#### [WORK REQUIRED]
Transcribe the material verbatim in full; the pictures do not belong in the copy.

------------------------------

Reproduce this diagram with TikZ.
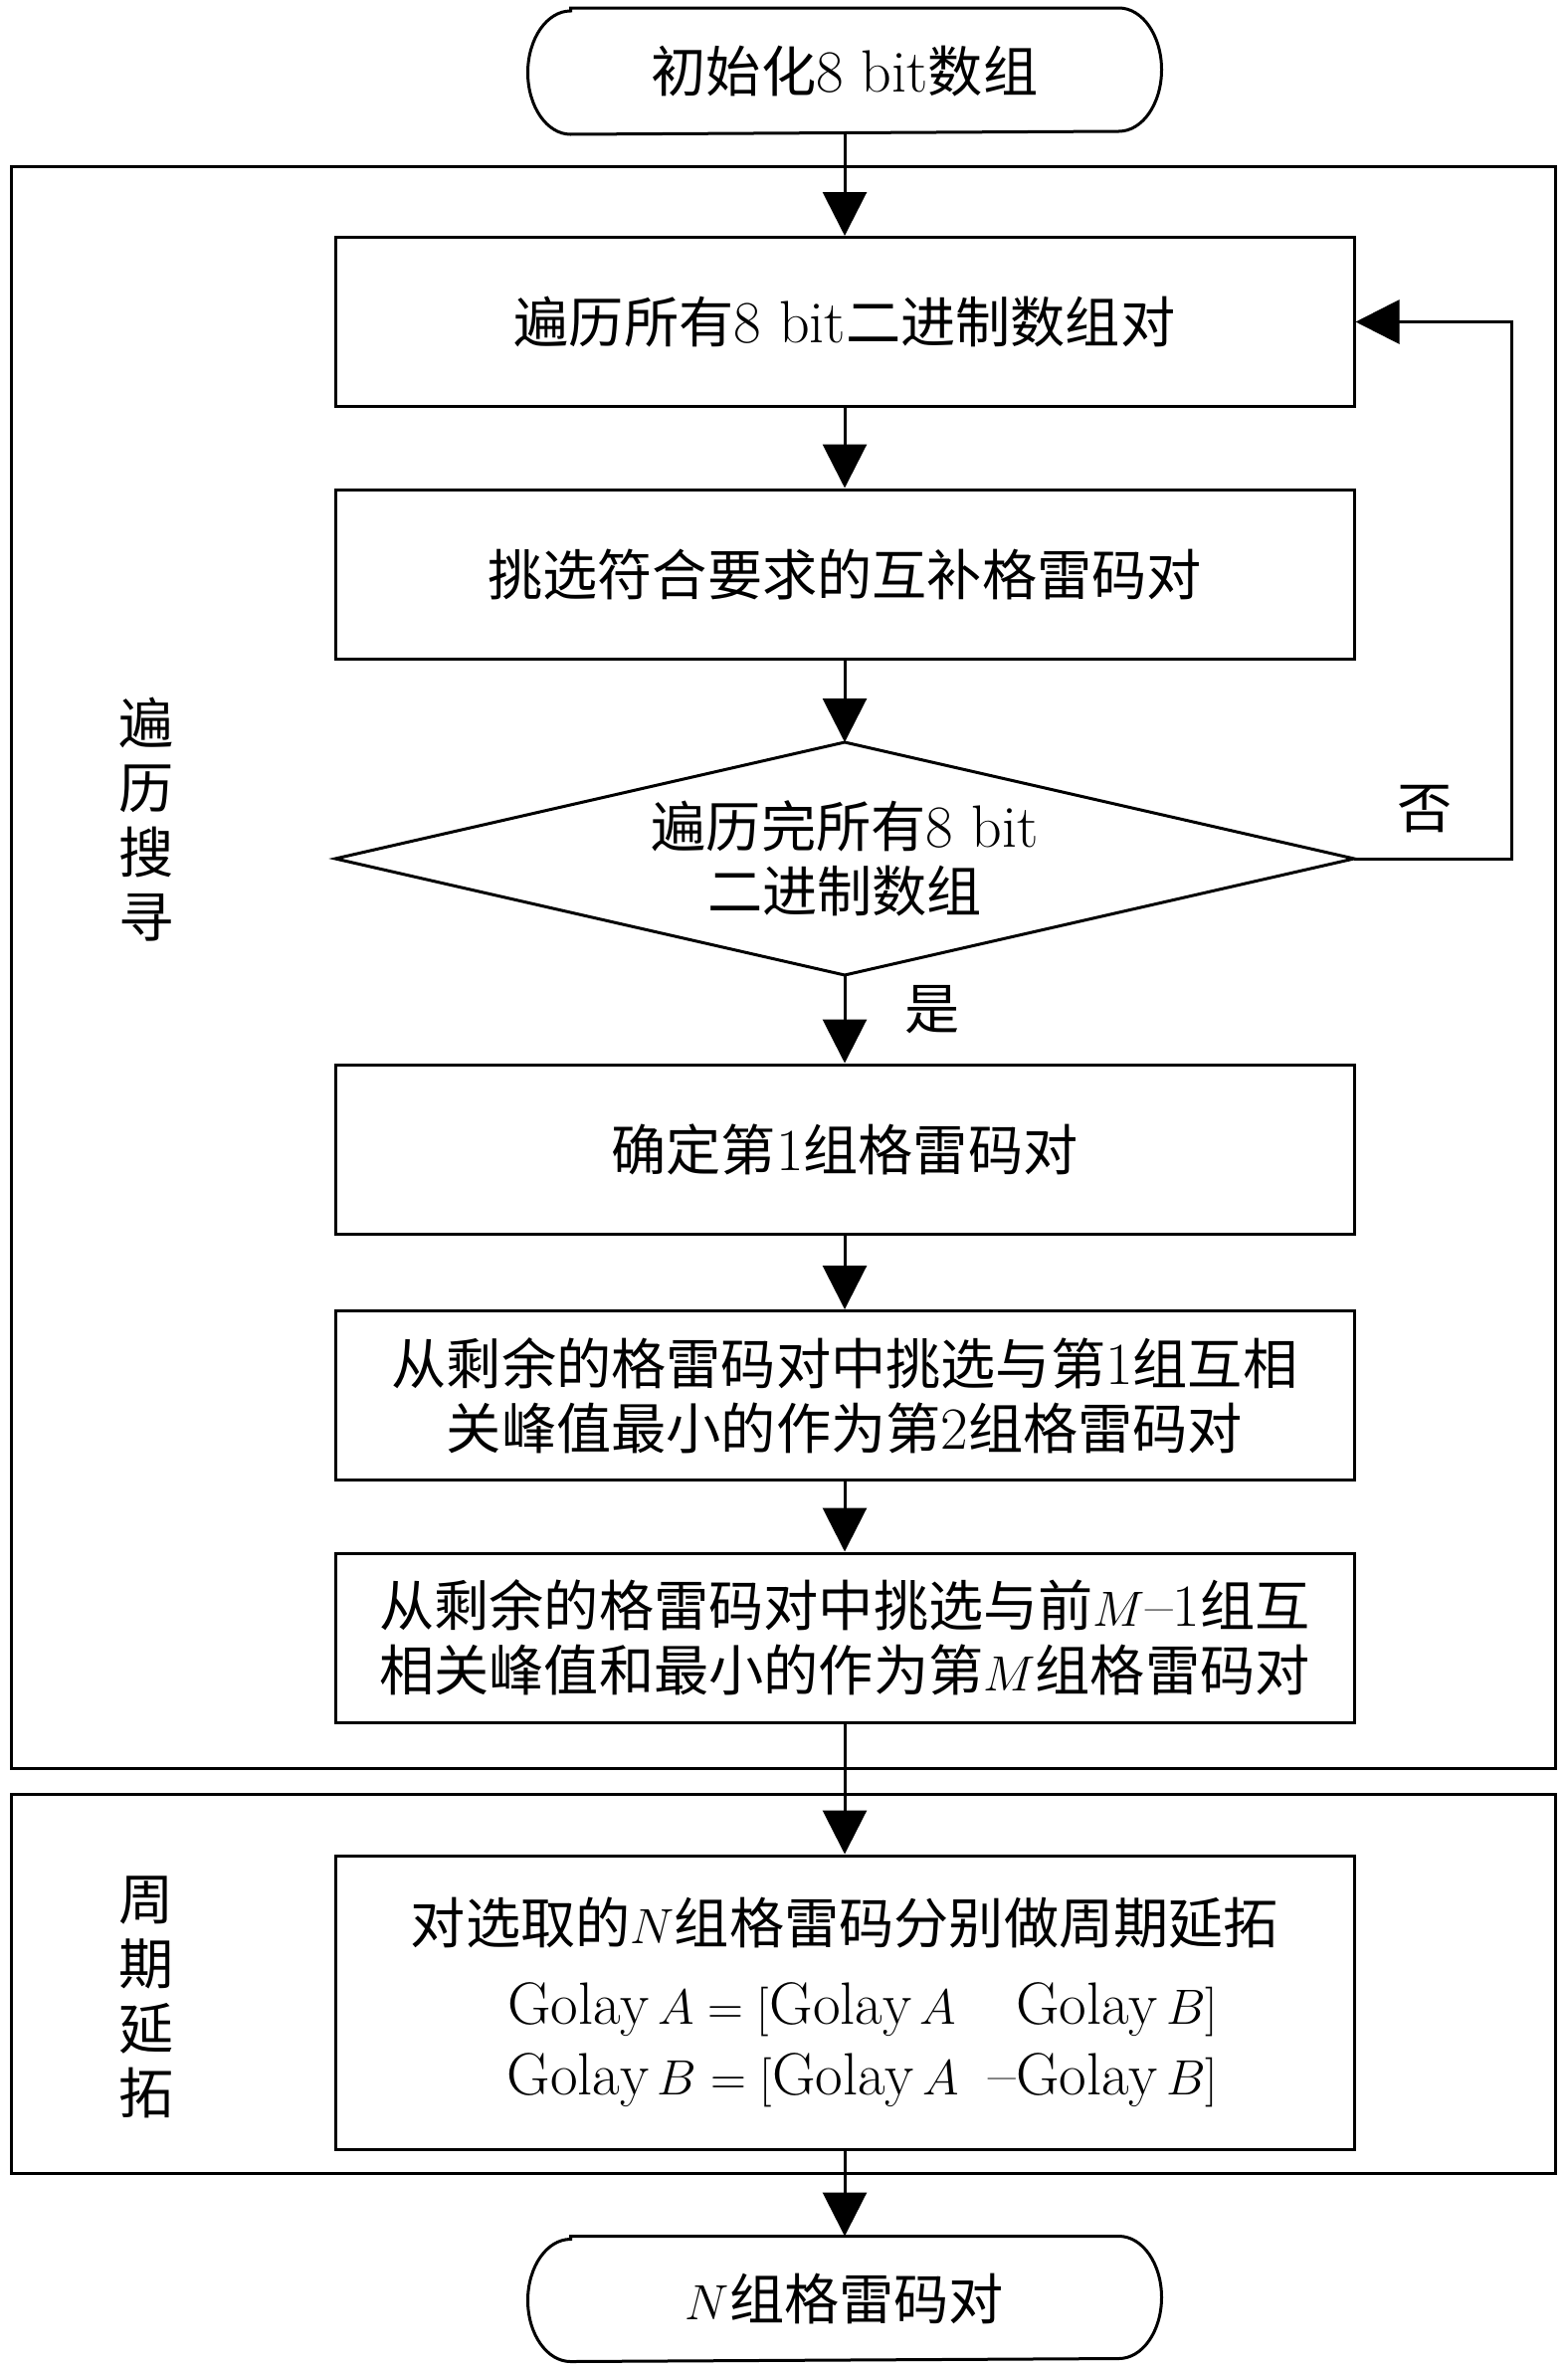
\documentclass[tikz,border=0pt]{standalone}
\usepackage{fontspec}
\newfontfamily\cjk[Scale=0.92]{Noto Sans CJK SC}
\usetikzlibrary{arrows.meta}
\newcommand\lmtxt[1]{{\rmfamily #1}}
\begin{document}
\begin{tikzpicture}[x=0.5pt,y=-0.5pt,line width=1.5pt,
  >={Triangle[length=22pt,width=22pt]},
  font=\cjk\fontsize{30pt}{32.5pt}\selectfont,
  procbox/.style={draw,minimum width=512pt,minimum height=85pt,align=center,inner sep=0pt},
  termtext/.style={minimum width=317pt,minimum height=62pt,inner sep=0pt},
  groupbox/.style={draw,minimum width=776pt,inner sep=0pt},
  sidelbl/.style={align=center,inner sep=0pt}]
\useasboundingbox (0,0) rectangle (1575,2382);

% group frames
\node[groupbox,minimum height=805pt] (g1) at (787,972) {};
\node[groupbox,minimum height=190.5pt] (g2) at (787,1993.5) {};
\node[sidelbl] (l1) at (147,824) {遍\\历\\搜\\寻};
\node[sidelbl] (l2) at (147,2007.5) {周\\期\\延\\拓};

% start terminal
\node[termtext] (st) at (849,71.5) {初始化\lmtxt{8 bit}数组};
\draw ([xshift=21.5pt]st.north west) -- ([xshift=-21.5pt]st.north east)
  arc[start angle=90,end angle=-90,x radius=21.5pt,y radius=31pt]
  -- ([xshift=21.5pt]st.south west)
  arc[start angle=270,end angle=90,x radius=21.5pt,y radius=31pt] -- cycle;

\node[procbox] (b1) at (849,323.5) {遍历所有\lmtxt{8 bit}二进制数组对};
\node[procbox] (b2) at (849,577) {挑选符合要求的互补格雷码对};

% decision
\node[align=center,inner sep=0pt] (dec) at (849,863) {遍历完所有\lmtxt{8 bit}\\二进制数组};
\coordinate (dW) at (337,863);
\coordinate (dN) at (849,746);
\coordinate (dE) at (1361,863);
\coordinate (dS) at (849,980);
\draw (dW) -- (dN) -- (dE) -- (dS) -- cycle;

\node[procbox] (b3) at (849,1155) {确定第\lmtxt{1}组格雷码对};
\node[procbox] (b4) at (849,1402.5) {从剩余的格雷码对中挑选与第\lmtxt{1}组互相\\关峰值最小的作为第\lmtxt{2}组格雷码对};
\node[procbox] (b5) at (849,1646) {从剩余的格雷码对中挑选与前$M$\lmtxt{--1}组互\\相关峰值和最小的作为第$M$组格雷码对};
\node[procbox,minimum height=147.5pt] (b6) at (849,2012.5) {对选取的$N$组格雷码分别做周期延拓\\[8pt]
  \lmtxt{\hspace*{18pt}$\mathrm{Golay}\,A=[\mathrm{Golay}\,A\quad\mathrm{Golay}\,B]$}\\[3pt]
  \lmtxt{\hspace*{18pt}$\mathrm{Golay}\,B=[\mathrm{Golay}\,A\hspace{.5em}$--$\mathrm{Golay}\,B]$}};

% end terminal
\node[termtext,minimum height=61.5pt] (en) at (849,2310.5) {$N$组格雷码对};
\draw ([xshift=21.5pt]en.north west) -- ([xshift=-21.5pt]en.north east)
  arc[start angle=90,end angle=-90,x radius=21.5pt,y radius=30.75pt]
  -- ([xshift=21.5pt]en.south west)
  arc[start angle=270,end angle=90,x radius=21.5pt,y radius=30.75pt] -- cycle;

% connectors
\draw[->] (st.south) -- (b1.north);
\draw[->] (b1.south) -- (b2.north);
\draw[->] (b2.south) -- (dN);
\draw[->] (dS) -- (b3.north);
\draw[->] (b3.south) -- (b4.north);
\draw[->] (b4.south) -- (b5.north);
\draw[->] (b5.south) -- (b6.north);
\draw[->] (b6.south) -- (en.north);
\coordinate (lp) at (1519,863);
\draw[->] (dE) -- (lp) |- (b1.east);

\node[inner sep=0pt] (no) at (1432,813) {否};
\node[inner sep=0pt] (yes) at (937,1015) {是};
\end{tikzpicture}
\end{document}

------------------------------

#### [WRITTEN REPLY]
Reproduce this diagram with TikZ.
\documentclass[tikz,border=0pt]{standalone}
\usepackage{fontspec}
\newfontfamily\cjk[Scale=0.92]{Noto Sans CJK SC}
\usetikzlibrary{arrows.meta}
\newcommand\lmtxt[1]{{\rmfamily #1}}
\begin{document}
\begin{tikzpicture}[x=0.5pt,y=-0.5pt,line width=1.5pt,
  >={Triangle[length=22pt,width=22pt]},
  font=\cjk\fontsize{30pt}{32.5pt}\selectfont,
  procbox/.style={draw,minimum width=512pt,minimum height=85pt,align=center,inner sep=0pt},
  termtext/.style={minimum width=317pt,minimum height=62pt,inner sep=0pt},
  groupbox/.style={draw,minimum width=776pt,inner sep=0pt},
  sidelbl/.style={align=center,inner sep=0pt}]
\useasboundingbox (0,0) rectangle (1575,2382);

% group frames
\node[groupbox,minimum height=805pt] (g1) at (787,972) {};
\node[groupbox,minimum height=190.5pt] (g2) at (787,1993.5) {};
\node[sidelbl] (l1) at (147,824) {遍\\历\\搜\\寻};
\node[sidelbl] (l2) at (147,2007.5) {周\\期\\延\\拓};

% start terminal
\node[termtext] (st) at (849,71.5) {初始化\lmtxt{8 bit}数组};
\draw ([xshift=21.5pt]st.north west) -- ([xshift=-21.5pt]st.north east)
  arc[start angle=90,end angle=-90,x radius=21.5pt,y radius=31pt]
  -- ([xshift=21.5pt]st.south west)
  arc[start angle=270,end angle=90,x radius=21.5pt,y radius=31pt] -- cycle;

\node[procbox] (b1) at (849,323.5) {遍历所有\lmtxt{8 bit}二进制数组对};
\node[procbox] (b2) at (849,577) {挑选符合要求的互补格雷码对};

% decision
\node[align=center,inner sep=0pt] (dec) at (849,863) {遍历完所有\lmtxt{8 bit}\\二进制数组};
\coordinate (dW) at (337,863);
\coordinate (dN) at (849,746);
\coordinate (dE) at (1361,863);
\coordinate (dS) at (849,980);
\draw (dW) -- (dN) -- (dE) -- (dS) -- cycle;

\node[procbox] (b3) at (849,1155) {确定第\lmtxt{1}组格雷码对};
\node[procbox] (b4) at (849,1402.5) {从剩余的格雷码对中挑选与第\lmtxt{1}组互相\\关峰值最小的作为第\lmtxt{2}组格雷码对};
\node[procbox] (b5) at (849,1646) {从剩余的格雷码对中挑选与前$M$\lmtxt{--1}组互\\相关峰值和最小的作为第$M$组格雷码对};
\node[procbox,minimum height=147.5pt] (b6) at (849,2012.5) {对选取的$N$组格雷码分别做周期延拓\\[8pt]
  \lmtxt{\hspace*{18pt}$\mathrm{Golay}\,A=[\mathrm{Golay}\,A\quad\mathrm{Golay}\,B]$}\\[3pt]
  \lmtxt{\hspace*{18pt}$\mathrm{Golay}\,B=[\mathrm{Golay}\,A\hspace{.5em}$--$\mathrm{Golay}\,B]$}};

% end terminal
\node[termtext,minimum height=61.5pt] (en) at (849,2310.5) {$N$组格雷码对};
\draw ([xshift=21.5pt]en.north west) -- ([xshift=-21.5pt]en.north east)
  arc[start angle=90,end angle=-90,x radius=21.5pt,y radius=30.75pt]
  -- ([xshift=21.5pt]en.south west)
  arc[start angle=270,end angle=90,x radius=21.5pt,y radius=30.75pt] -- cycle;

% connectors
\draw[->] (st.south) -- (b1.north);
\draw[->] (b1.south) -- (b2.north);
\draw[->] (b2.south) -- (dN);
\draw[->] (dS) -- (b3.north);
\draw[->] (b3.south) -- (b4.north);
\draw[->] (b4.south) -- (b5.north);
\draw[->] (b5.south) -- (b6.north);
\draw[->] (b6.south) -- (en.north);
\coordinate (lp) at (1519,863);
\draw[->] (dE) -- (lp) |- (b1.east);

\node[inner sep=0pt] (no) at (1432,813) {否};
\node[inner sep=0pt] (yes) at (937,1015) {是};
\end{tikzpicture}
\end{document}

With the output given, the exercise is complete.